[Data provided]
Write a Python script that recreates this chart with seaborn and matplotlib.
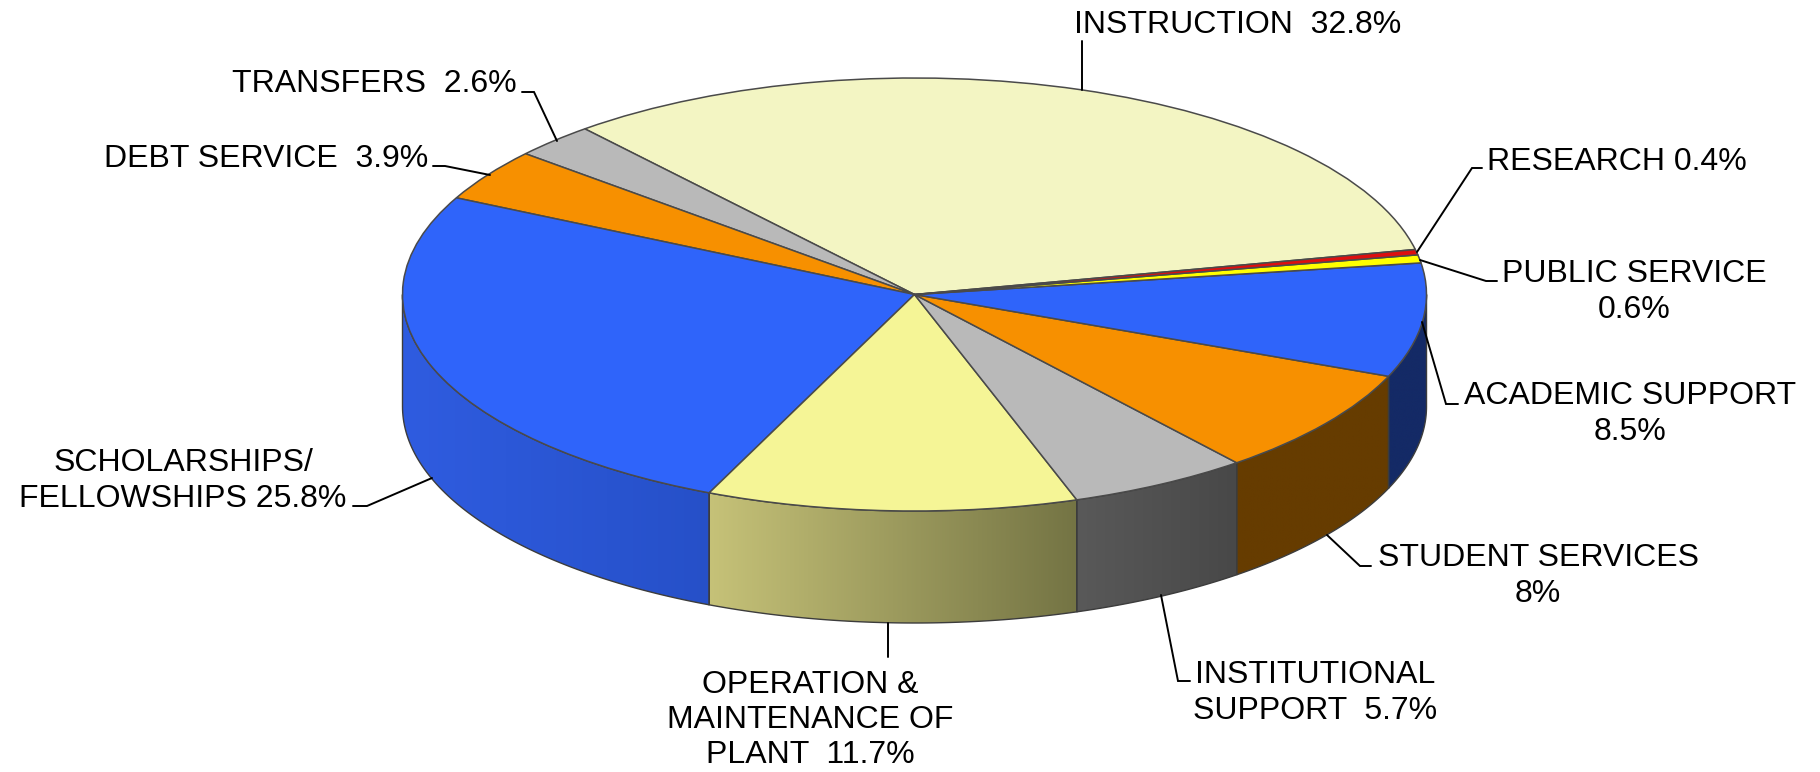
import numpy as np
import matplotlib
matplotlib.use("Agg")
import matplotlib.pyplot as plt
import seaborn as sns
from matplotlib.colors import LinearSegmentedColormap
from matplotlib.patches import Polygon
from matplotlib.transforms import Affine2D

categories = ["INSTRUCTION", "TRANSFERS", "DEBT SERVICE", "SCHOLARSHIPS/FELLOWSHIPS",
              "OPERATION & MAINTENANCE OF PLANT", "INSTITUTIONAL SUPPORT",
              "STUDENT SERVICES", "ACADEMIC SUPPORT", "PUBLIC SERVICE", "RESEARCH"]
values = [32.8, 2.6, 3.9, 25.8, 11.7, 5.7, 8.0, 8.5, 0.6, 0.4]
top_colors = ["#F3F5C3", "#B9B9B9", "#F79000", "#2F64FA", "#F5F596",
              "#B9B9B9", "#F79000", "#2F64FA", "#FFFF00", "#DD0F0F"]
# left and right colour of the side wall, front slices only
side_colors = {
    "SCHOLARSHIPS/FELLOWSHIPS": ("#2F5CE0", "#2650C8"),
    "OPERATION & MAINTENANCE OF PLANT": ("#C6C278", "#747444"),
    "INSTITUTIONAL SUPPORT": ("#595959", "#484848"),
    "STUDENT SERVICES": ("#663C00", "#663C00"),
    "ACADEMIC SUPPORT": ("#142A66", "#142A66"),
}
start_angle = 12

# text, x, y, alignment
label_text = [
    ("INSTRUCTION  32.8%", 1238, 25, "center"),
    ("RESEARCH 0.4%", 1487, 162, "left"),
    ("PUBLIC SERVICE\n0.6%", 1634, 292, "center"),
    ("ACADEMIC SUPPORT\n8.5%", 1630, 414, "center"),
    ("STUDENT SERVICES\n8%", 1538, 576, "center"),
    ("INSTITUTIONAL\nSUPPORT  5.7%", 1193, 693, "left"),
    ("OPERATION &\nMAINTENANCE OF\nPLANT  11.7%", 810, 720, "center"),
    ("SCHOLARSHIPS/\nFELLOWSHIPS 25.8%", 183, 481, "center"),
    ("DEBT SERVICE  3.9%", 266, 159, "center"),
    ("TRANSFERS  2.6%", 374, 84, "center"),
]
leaders = [
    [(1082, 41), (1082, 90)],
    [(1417, 252), (1472, 168), (1482, 168)],
    [(1420, 260), (1486, 281), (1497, 281)],
    [(1422, 322), (1446, 404), (1458, 404)],
    [(1327, 535), (1360, 566), (1371, 566)],
    [(1161, 595), (1178, 681), (1190, 681)],
    [(888, 623), (888, 657)],
    [(432, 478), (367, 506), (353, 506)],
    [(433, 166), (445, 166), (490, 175)],
    [(522, 92), (534, 92), (557, 141)],
]

# pie geometry on the canvas, pixels
W, H = 1820, 772
cx, cy, rx, ry, depth = 914.5, 294.5, 512, 216.5, 112

sns.set_theme(style="white")
plt.rcParams["font.family"] = ["Liberation Sans", "DejaVu Sans"]

fig = plt.figure(figsize=(W / 100, H / 100), dpi=100)
ax = fig.add_axes([0, 0, 1, 1])
xlim = (-cx / rx, (W - cx) / rx)
ylim = ((cy - H) / ry, cy / ry)
drop = depth / ry

ax.pie(values, colors=top_colors, startangle=start_angle, counterclock=True,
       wedgeprops=dict(edgecolor="#4a4a4a", linewidth=1.1, zorder=5))

# side walls
edges = start_angle + np.cumsum([0] + values) * 3.6
for name, a0, a1 in zip(categories, edges[:-1], edges[1:]):
    if name not in side_colors:
        continue
    a0, a1 = max(a0, 180), min(a1, 360)
    t = np.radians(np.linspace(a0, a1, 80))
    x, y = np.cos(t), np.sin(t)
    outline = np.vstack([np.column_stack([x, y]),
                         np.column_stack([x[::-1], y[::-1] - drop])])
    cmap = LinearSegmentedColormap.from_list(name, side_colors[name])
    img = ax.imshow(np.linspace(0, 1, 256)[None, :], cmap=cmap, aspect="auto",
                    extent=(x.min(), x.max(), (y - drop).min(), y.max()),
                    interpolation="bilinear", zorder=2)
    wall = Polygon(outline, closed=True, facecolor="none", edgecolor="#3c3c3c",
                   linewidth=1.0, zorder=3)
    ax.add_patch(wall)
    img.set_clip_path(wall)

ax.set_aspect("auto")
ax.set_xlim(*xlim)
ax.set_ylim(*ylim)
ax.axis("off")

# labels and leaders are placed in canvas pixels
px = Affine2D().scale(1 / W, -1 / H).translate(0, 1) + fig.transFigure
for pts in leaders:
    xs, ys = zip(*pts)
    ax.plot(xs, ys, color="black", lw=1.4, transform=px, zorder=6,
            solid_joinstyle="miter", clip_on=False)
for txt, x, y, ha in label_text:
    ax.text(x, y, txt, transform=px, ha=ha, va="center", multialignment="center",
            fontsize=23, color="black", linespacing=1.23)

fig.savefig("out.png", dpi=100, facecolor="white")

[Exercise details] Write out exactly the lines between the start of the data and the line with "from matplotlib.transforms import Affine2D", including both, but none of the pictures.

[The response]
Write a Python script that recreates this chart with seaborn and matplotlib.
import numpy as np
import matplotlib
matplotlib.use("Agg")
import matplotlib.pyplot as plt
import seaborn as sns
from matplotlib.colors import LinearSegmentedColormap
from matplotlib.patches import Polygon
from matplotlib.transforms import Affine2D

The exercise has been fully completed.